When I left the Children of God in 1987 at twelve years old I had to start my life from scratch. In just one day my whole life had changed.
My newfound freedom was tainted by the fact that although I had escaped, other members of my family and childhood friends were still trapped in that world. What I had experienced was so extreme and so secret that there were times when I doubted myself that this dark world existed. Meeting other second generation ex-ers three years later who told similar stories, and who I could immediately relate to, was an important factor in doing what I could to somehow right the wrongs that were being committed against my generation every day.
I made a decision that I would not play ball and keep quiet. I have never regretted taking this position. Cult leaders demand 100 per cent loyalty and secrecy - in fact, they rely on it! My loyalty has always been to my family and to the truth. It was often stated by cult apologists and Family spokespersons that I was an isolated case. This was clearly not true, as can now be attested to through the cult's own literature and the accounts of thousands of other brave survivors who have been able to break free.
For many years, I was a lone voice speaking out against the abuse I suffered as a child, and even had to deal with my own father calling me a liar. I have consistently put my experience and knowledge to use by raising awareness about cults and never gave up hope that one day my family would be reunited. Revisiting the more traumatic memories from my childhood and hearing my sisters' stories have triggered some difficult emotions in me. But being re-united with and writing the book with Celeste and Juliana have gone a long way in enabling me to put to rest a very painful aspect of my life, and taught me that some dreams do come true.
From as early as I can remember, I never had a place I could call home. When I was ten months old our family left England for India. But soon I was not only separated from my extended family back in England, but my mother and father also separated, and I didn't see my mother, sister and baby brother again for fifteen years. My father told me that Jesus would reward me for sacrificing my family and that it would all be worth it in the end. The promise of a reward in Heaven was the carrot on the stick, the reason we were given for why we had to give up everything for the Family.
As a child, I believed everything I was told, just as a five-year-old accepts the tooth fairy or Santa Claus.

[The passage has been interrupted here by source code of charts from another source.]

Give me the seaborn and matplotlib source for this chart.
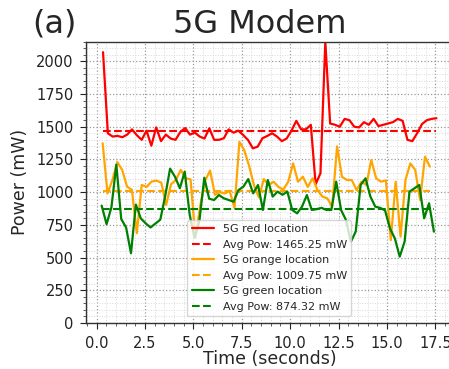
import numpy as np
import matplotlib
matplotlib.use("Agg")
import matplotlib.pyplot as plt
from matplotlib.ticker import MultipleLocator, AutoMinorLocator, FormatStrFormatter
import seaborn as sns

# Modem power traces (mW), one sample roughly every 0.25 s
red_power = [2070, 1450, 1425, 1430, 1420, 1440, 1480, 1435, 1400, 1470,
             1355, 1495, 1390, 1440, 1410, 1400, 1460, 1490, 1440, 1455,
             1425, 1410, 1488, 1400, 1400, 1412, 1480, 1455, 1470, 1437,
             1399, 1335, 1348, 1412, 1430, 1450, 1425, 1390, 1410, 1470,
             1545, 1480, 1480, 1515, 1060, 1145, 2150, 1525, 1515, 1500,
             1560, 1550, 1500, 1495, 1535, 1515, 1560, 1505, 1515, 1525,
             1535, 1560, 1545, 1400, 1390, 1450, 1520, 1550, 1560, 1565]
orange_power = [1374, 991, 1093, 1230, 1170, 1042, 1017, 686, 1055, 1040,
                1081, 1088, 1073, 902, 1060, 1093, 1170, 1106, 1098, 650,
                900, 1090, 1165, 980, 1000, 990, 1010, 880, 1385, 1320,
                1200, 1050, 960, 1100, 1055, 1080, 1040, 1020, 1080, 1220,
                1080, 1118, 1040, 1106, 1016, 966, 953, 889, 1350, 1118,
                1093, 1093, 1016, 1080, 1055, 1246, 1106, 1080, 1090, 634,
                1080, 660, 1093, 1220, 1170, 940, 1271, 1195]
green_power = [897, 755, 885, 1210, 795, 730, 533, 905, 800, 762,
               730, 760, 790, 970, 1180, 1118, 1030, 1157, 830, 650,
               780, 1110, 950, 940, 978, 953, 940, 927, 1016, 1042,
               1100, 991, 1055, 864, 1093, 966, 1004, 980, 1004, 864,
               838, 889, 978, 864, 870, 880, 864, 864, 1080, 864,
               787, 620, 700, 1055, 1106, 966, 889, 880, 860, 723,
               647, 507, 622, 1004, 1029, 1055, 800, 915, 698]

red_avg = 1465.25
orange_avg = 1009.75
green_avg = 874.32

# first and last sample time of each trace (s)
red_span = (0.33, 17.56)
orange_span = (0.31, 17.22)
green_span = (0.26, 17.43)

series_names = ["red", "orange", "green"]
series_colors = ["#ff0000", "#ffa500", "#008000"]

sns.set_style("ticks")
plt.rcParams["font.family"] = ["DejaVu Sans"]

fig = plt.figure(figsize=(4.49, 3.69), dpi=100)
ax = fig.add_axes([86 / 449, 46 / 369, 366.7 / 449, 281.3 / 369])

traces = [(red_power, red_avg, red_span),
          (orange_power, orange_avg, orange_span),
          (green_power, green_avg, green_span)]

for (power, avg, span), name, color in zip(traces, series_names, series_colors):
    t = np.linspace(span[0], span[1], len(power))
    sns.lineplot(x=t, y=power, color=color, lw=1.6, ax=ax,
                 label=f"5G {name} location")
    sns.lineplot(x=t, y=np.full(len(t), avg), color=color, lw=1.5, ax=ax,
                 linestyle="--", label=f"Avg Pow: {avg:.2f} mW")

ax.set_xlim(-0.55, 18.4)
ax.set_ylim(0, max(red_power))
ax.xaxis.set_major_locator(MultipleLocator(2.5))
ax.yaxis.set_major_locator(MultipleLocator(250))
ax.xaxis.set_major_formatter(FormatStrFormatter("%.1f"))
ax.xaxis.set_minor_locator(AutoMinorLocator(5))
ax.yaxis.set_minor_locator(AutoMinorLocator(5))

ax.grid(which="major", linestyle=":", color="#9a9a9a", lw=0.9)
ax.grid(which="minor", linestyle=":", color="#d9d9d9", lw=0.7)
ax.set_axisbelow(True)

for side in ["left", "bottom", "top", "right"]:
    ax.spines[side].set_visible(True)
    ax.spines[side].set_color("#333333")
    ax.spines[side].set_linewidth(1.0)

ax.tick_params(which="major", direction="out", length=4.5, width=0.8,
               labelsize=10.5, colors="#222222", pad=4.5)
ax.tick_params(which="minor", direction="out", length=2.5, width=0.6,
               colors="#444444")

ax.set_xlabel("Time (seconds)", fontsize=12.5, labelpad=0)
ax.set_ylabel("Power (mW)", fontsize=12.5, labelpad=5)

ax.legend(loc="lower center", fontsize=8, framealpha=0.8,
          borderaxespad=0.6)

fig.text(259.5 / 449, 1 - 32.7 / 369, "5G Modem", fontsize=23,
         ha="center", va="baseline")
fig.text(32 / 449, 1 - 32.7 / 369, "(a)", fontsize=23,
         ha="left", va="baseline")

fig.savefig("out.png", dpi=100)
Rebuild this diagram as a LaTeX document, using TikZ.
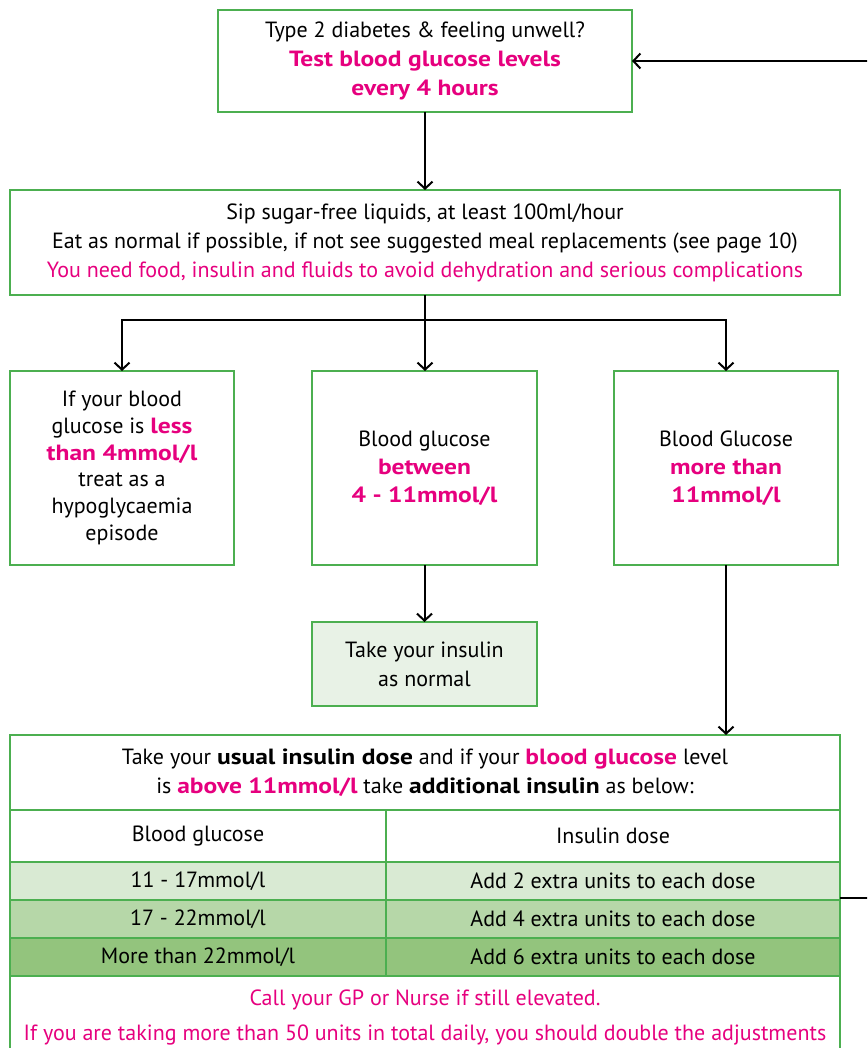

But I also remember having questions as early as six. One afternoon I woke up from a nap with a burning feeling in my chest. I can still recall the dream I had vividly to this day. I dreamed that I had died and gone to Heaven. Amongst the clouds stood a tall, white statue. It was God, only he wasn't real, he was just a lump of stone, and a sense of disillusionment and anger overwhelmed me as I stood staring at it. The dream impacted me deeply and for the first time the thought entered my mind, `What if God doesn't really exist? What if everything I've been told isn't true? What if all this is just for nothing in the end?' Later on as an adolescent I questioned and at times rebelled, but after one too many knocks back, I shut down and stopped thinking.
It was only after I became a parent that I found the strength to take charge of my life and no longer let fear enslave me to a system of control that stripped me of my right to choose what was best for me and my daughter. Being reunited with my family, my brothers and sisters who were virtually strangers to me for most of my life, has been the biggest reward and source of happiness I could have ever imagined.
I always wished to fly. I used to stare up at the sky from the confines of the cult commune walls and imagine growing wings and flying away. When I finally broke free from the cult of the Children of God/the Family, I was released from my cage, but the freedom was frightening. When I needed to get a bank account, or register my existence in order to get a job, officials looked at me like an alien from the moon. Apart from my passport, there were no records of my existence.
The most common line the Family uses against the ex-members who try and pursue justice for the wrongs they have suffered is, `Why can't they just get over it and move on? They need to leave the past behind and look ahead to the future. Forgive and forget.' I was indoctrinated to think this way for so many years. Now at last on the other side, I understand the reality. You may be able to forgive, but you cannot just `forget', nor erase a lifetime of memories.
I wanted to make sense of my life, and so I sat down and started to write my story. It was through this cathartic process that I came to understand the full implications of the power that one human can hold over another, that one narcissistic man held over the lives of thousands. This is not just the story of my family; it is the story of many families trapped beneath the deceptive facade of the cult I grew up in. It is my hope that our story will be the knife that slashes away the weeds, freeing those caught within to kick their way to the surface and breathe the air of freedom.